Inflation in the euro zone remained steady for the third straight month in July, offering little comfort to consumers at a time when the number of people out of work continues to climb and the unemployment rate is at a record high. Joblessness in the eurozone hit on Tuesday its highest level since the single currency was born, a further sign of economic desperation as hopes erode that the bloc will be saved by its central bank this week.

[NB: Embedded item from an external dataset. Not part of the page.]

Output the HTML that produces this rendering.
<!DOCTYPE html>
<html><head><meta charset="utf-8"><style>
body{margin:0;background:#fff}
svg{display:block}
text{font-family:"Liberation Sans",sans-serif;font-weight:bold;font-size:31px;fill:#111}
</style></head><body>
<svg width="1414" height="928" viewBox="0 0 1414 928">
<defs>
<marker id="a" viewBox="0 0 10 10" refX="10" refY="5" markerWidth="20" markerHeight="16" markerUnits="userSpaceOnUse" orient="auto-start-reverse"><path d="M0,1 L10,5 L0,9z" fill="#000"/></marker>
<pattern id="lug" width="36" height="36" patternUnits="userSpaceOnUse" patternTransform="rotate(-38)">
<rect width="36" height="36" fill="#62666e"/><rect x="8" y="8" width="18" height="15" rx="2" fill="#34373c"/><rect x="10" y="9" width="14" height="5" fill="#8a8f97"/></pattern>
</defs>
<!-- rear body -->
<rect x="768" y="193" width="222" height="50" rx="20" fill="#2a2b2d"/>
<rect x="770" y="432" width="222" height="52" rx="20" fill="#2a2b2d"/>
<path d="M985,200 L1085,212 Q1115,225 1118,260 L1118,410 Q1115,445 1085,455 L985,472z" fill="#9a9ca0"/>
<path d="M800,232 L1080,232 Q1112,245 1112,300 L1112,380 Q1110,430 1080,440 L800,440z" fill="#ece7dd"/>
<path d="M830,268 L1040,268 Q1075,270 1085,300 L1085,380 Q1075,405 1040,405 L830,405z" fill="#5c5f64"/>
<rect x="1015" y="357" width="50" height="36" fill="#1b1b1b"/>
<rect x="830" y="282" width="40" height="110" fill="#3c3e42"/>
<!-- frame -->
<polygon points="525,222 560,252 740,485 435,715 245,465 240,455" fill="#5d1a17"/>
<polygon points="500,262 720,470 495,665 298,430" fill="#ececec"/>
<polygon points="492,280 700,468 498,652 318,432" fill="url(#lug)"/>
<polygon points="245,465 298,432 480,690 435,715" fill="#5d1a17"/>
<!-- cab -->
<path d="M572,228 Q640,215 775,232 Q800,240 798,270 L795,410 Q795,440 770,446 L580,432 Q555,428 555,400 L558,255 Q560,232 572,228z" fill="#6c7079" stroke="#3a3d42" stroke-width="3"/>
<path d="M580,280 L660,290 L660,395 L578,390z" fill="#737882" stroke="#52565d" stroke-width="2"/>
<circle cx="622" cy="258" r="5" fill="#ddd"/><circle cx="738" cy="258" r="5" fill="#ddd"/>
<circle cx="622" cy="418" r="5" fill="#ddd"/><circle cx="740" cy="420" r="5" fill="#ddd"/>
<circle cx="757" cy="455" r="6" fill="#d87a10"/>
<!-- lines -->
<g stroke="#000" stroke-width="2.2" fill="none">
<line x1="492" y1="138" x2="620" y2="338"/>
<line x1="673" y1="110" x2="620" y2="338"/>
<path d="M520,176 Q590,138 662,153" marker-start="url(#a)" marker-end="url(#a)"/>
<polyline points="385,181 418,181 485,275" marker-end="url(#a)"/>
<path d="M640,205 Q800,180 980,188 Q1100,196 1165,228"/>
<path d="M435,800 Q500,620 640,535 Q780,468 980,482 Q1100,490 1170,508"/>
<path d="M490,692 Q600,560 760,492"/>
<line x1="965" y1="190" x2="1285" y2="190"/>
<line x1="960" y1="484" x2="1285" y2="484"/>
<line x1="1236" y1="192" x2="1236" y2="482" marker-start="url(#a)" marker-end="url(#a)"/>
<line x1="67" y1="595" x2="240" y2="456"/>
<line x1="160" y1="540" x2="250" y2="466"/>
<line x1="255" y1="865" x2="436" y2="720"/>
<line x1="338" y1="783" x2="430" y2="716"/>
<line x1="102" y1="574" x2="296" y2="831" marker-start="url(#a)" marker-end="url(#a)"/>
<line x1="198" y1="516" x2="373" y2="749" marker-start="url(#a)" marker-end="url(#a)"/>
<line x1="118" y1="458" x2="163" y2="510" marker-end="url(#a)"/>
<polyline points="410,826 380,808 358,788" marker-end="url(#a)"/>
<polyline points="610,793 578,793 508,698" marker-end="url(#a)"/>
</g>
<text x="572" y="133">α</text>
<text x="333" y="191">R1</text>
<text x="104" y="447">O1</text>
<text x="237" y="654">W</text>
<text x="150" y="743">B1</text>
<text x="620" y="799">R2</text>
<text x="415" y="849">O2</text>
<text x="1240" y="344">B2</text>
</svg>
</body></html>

An additional 123,000 people were out of work in the euro zone in June, figures from Eurostat showed, bringing the unemployment rate to a record high 11.2 percent across the 17 countries that use the single currency. The rate hides wide divergences, with unemployment as low as 4.5 percent in Austria and as high as 24.8 percent in Spain, where a shrinking economy makes it ever more difficult to pay off debt. Consumer prices in the 17 nations sharing the euro rose 2.4 percent in July on an annual basis, the EU''s statistics office Eurostat said on Tuesday, maintaining a level first touched in May as Brent crude fell sharply and brought prices down.

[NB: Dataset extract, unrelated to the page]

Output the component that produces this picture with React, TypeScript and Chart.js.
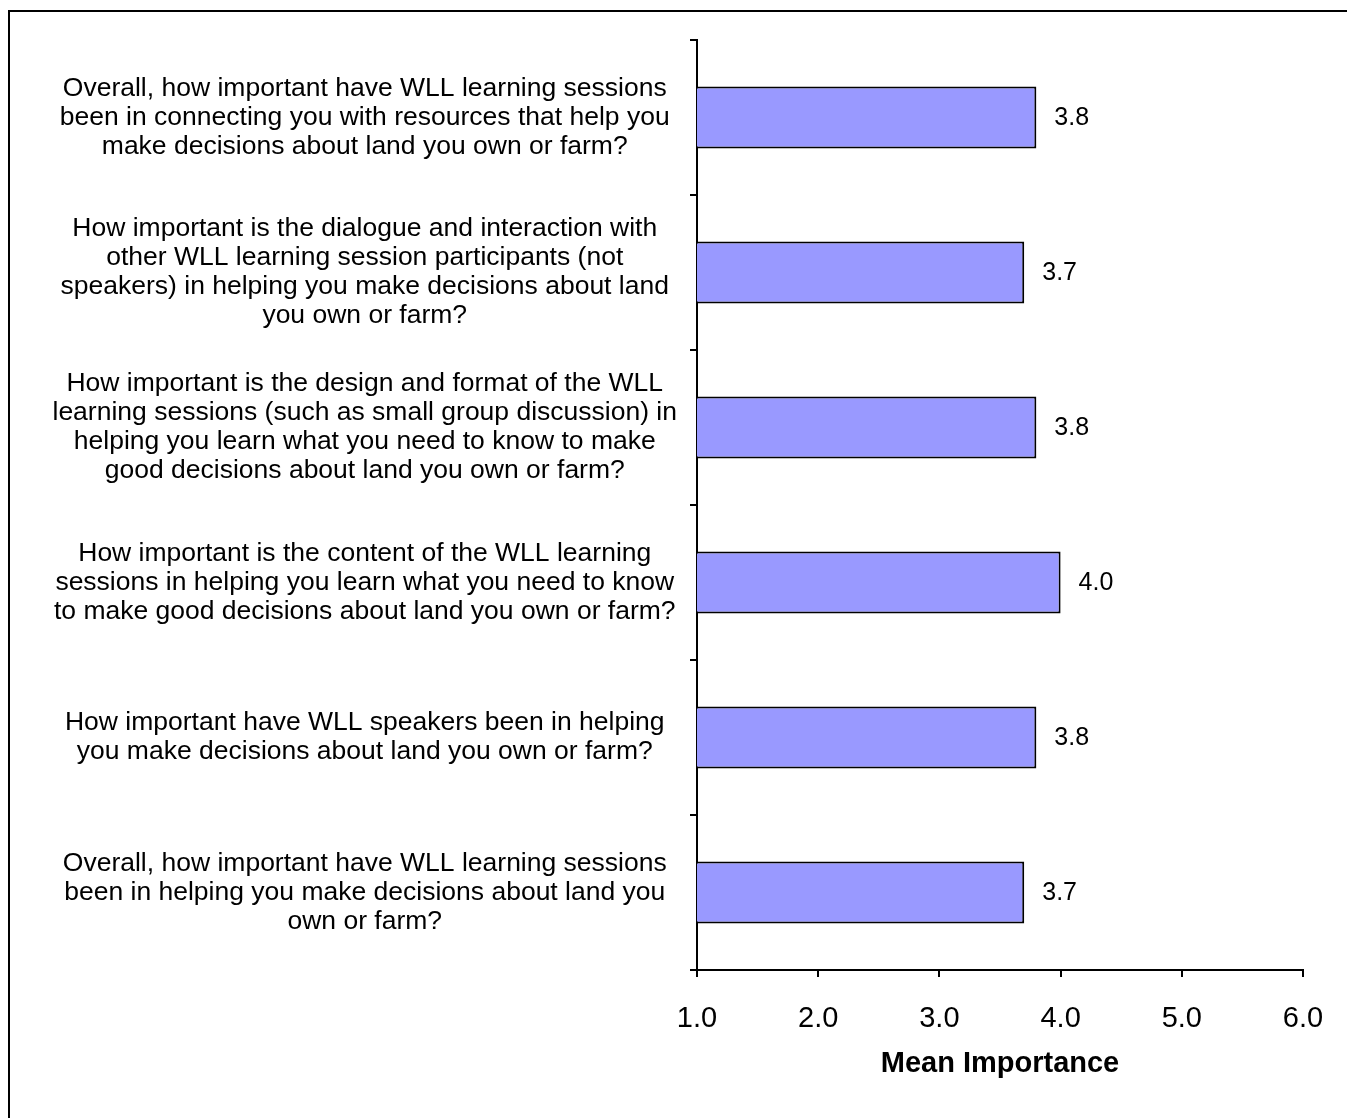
import React, { useEffect, useRef } from "react";
import { Chart, registerables } from "chart.js";

Chart.register(...registerables);

// Survey questions, top to bottom, split into display lines
const questions: string[][] = [
  [
    "Overall, how important have WLL learning sessions",
    "been in connecting you with resources that help you",
    "make decisions about land you own or farm?",
  ],
  [
    "How important is the dialogue and interaction with",
    "other WLL learning session participants (not",
    "speakers) in helping you make decisions about land",
    "you own or farm?",
  ],
  [
    "How important is the design and format of the WLL",
    "learning sessions (such as small group discussion) in",
    "helping you learn what you need to know to make",
    "good decisions about land you own or farm?",
  ],
  [
    "How important is the content of the WLL learning",
    "sessions in helping you learn what you need to know",
    "to make good decisions about land you own or farm?",
  ],
  [
    "How important have WLL speakers been in helping",
    "you make decisions about land you own or farm?",
  ],
  [
    "Overall, how important have WLL learning sessions",
    "been in helping you make decisions about land you",
    "own or farm?",
  ],
];

// Mean importance score for each question
const meanImportance: number[] = [3.8, 3.7, 3.8, 4.0, 3.8, 3.7];

// Value axis range
const axisMin = 1;
const axisMax = 6;
const axisStep = 1;

const FONT = "'Liberation Sans', Arial, Helvetica, sans-serif";

// Writes the mean value to the right of each bar
const valueLabels = {
  id: "valueLabels",
  afterDatasetsDraw(chart: Chart) {
    const { ctx } = chart;
    const meta = chart.getDatasetMeta(0);
    const data = chart.data.datasets[0].data as number[];
    ctx.save();
    ctx.font = `25px ${FONT}`;
    ctx.fillStyle = "#000";
    ctx.textAlign = "left";
    ctx.textBaseline = "middle";
    meta.data.forEach((bar: any, i: number) => {
      ctx.fillText(data[i].toFixed(1), bar.x + 18, bar.y + 1);
    });
    ctx.restore();
  },
};

export default function App() {
  const canvasRef = useRef<HTMLCanvasElement | null>(null);

  useEffect(() => {
    const canvas = canvasRef.current;
    if (!canvas) return;
    const chart = new Chart(canvas, {
      type: "bar",
      data: {
        labels: questions,
        datasets: [
          {
            data: meanImportance,
            backgroundColor: "#9999FF",
            borderColor: "#000000",
            borderWidth: 2,
            categoryPercentage: 0.8,
            barPercentage: 0.5,
          },
        ],
      },
      options: {
        indexAxis: "y",
        animation: false,
        responsive: false,
        devicePixelRatio: 1,
        layout: { padding: { top: 28, right: 36, bottom: 0, left: 0 } },
        plugins: {
          legend: { display: false },
          tooltip: { enabled: false },
        },
        scales: {
          x: {
            type: "linear",
            min: axisMin,
            max: axisMax,
            afterFit: (scale: any) => {
              scale.height = 132;
              scale.paddingLeft = 0;
              scale.paddingRight = 0;
            },
            border: { display: true, color: "#000", width: 2 },
            grid: {
              drawOnChartArea: false,
              drawTicks: true,
              tickLength: 7,
              color: "#000",
              lineWidth: 2,
            },
            ticks: {
              stepSize: axisStep,
              padding: 25,
              color: "#000",
              font: { family: FONT, size: 29 },
              callback: (v: any) => Number(v).toFixed(1),
            },
            title: {
              display: true,
              text: "Mean Importance",
              color: "#000",
              font: { family: FONT, size: 29, weight: "bold" },
              padding: { top: 0, bottom: 21 },
            },
          },
          y: {
            afterFit: (scale: any) => {
              scale.width = 687;
              scale.paddingTop = 0;
              scale.paddingBottom = 0;
            },
            border: { display: true, color: "#000", width: 2 },
            grid: {
              drawOnChartArea: false,
              drawTicks: true,
              tickLength: 7,
              color: "#000",
              lineWidth: 2,
              offset: true,
            },
            ticks: {
              crossAlign: "center",
              padding: 13,
              color: "#000",
              font: { family: FONT, size: 26.5, lineHeight: "29px" },
              autoSkip: false,
            },
          },
        },
      },
      plugins: [valueLabels],
    } as any);
    return () => chart.destroy();
  }, []);

  return (
    <div style={{ paddingTop: 4, paddingLeft: 2, background: "#fff" }}>
      {/* open frame drawn around the figure, running off the page edges */}
      <div
        style={{
          position: "fixed",
          top: 10,
          left: 8,
          right: -20,
          bottom: -20,
          borderTop: "2px solid #000",
          borderLeft: "2px solid #000",
          pointerEvents: "none",
        }}
      />
      <canvas
        ref={canvasRef}
        width={1329}
        height={1090}
        style={{ display: "block", width: 1329, height: 1090 }}
      />
    </div>
  );
}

The bloc''s jobless rate hit 11.2 percent in June, Eurostat said in a separate report, with unemployment nearing 25 percent in Spain, the latest economy to become a flashpoint in the 2-1/2 year debt crisis that some worry could break up the euro zone. Even in Germany, the bloc''s largest and strongest economy, the number of people out of work rose for a fourth month running in July and retail sales also fell in June.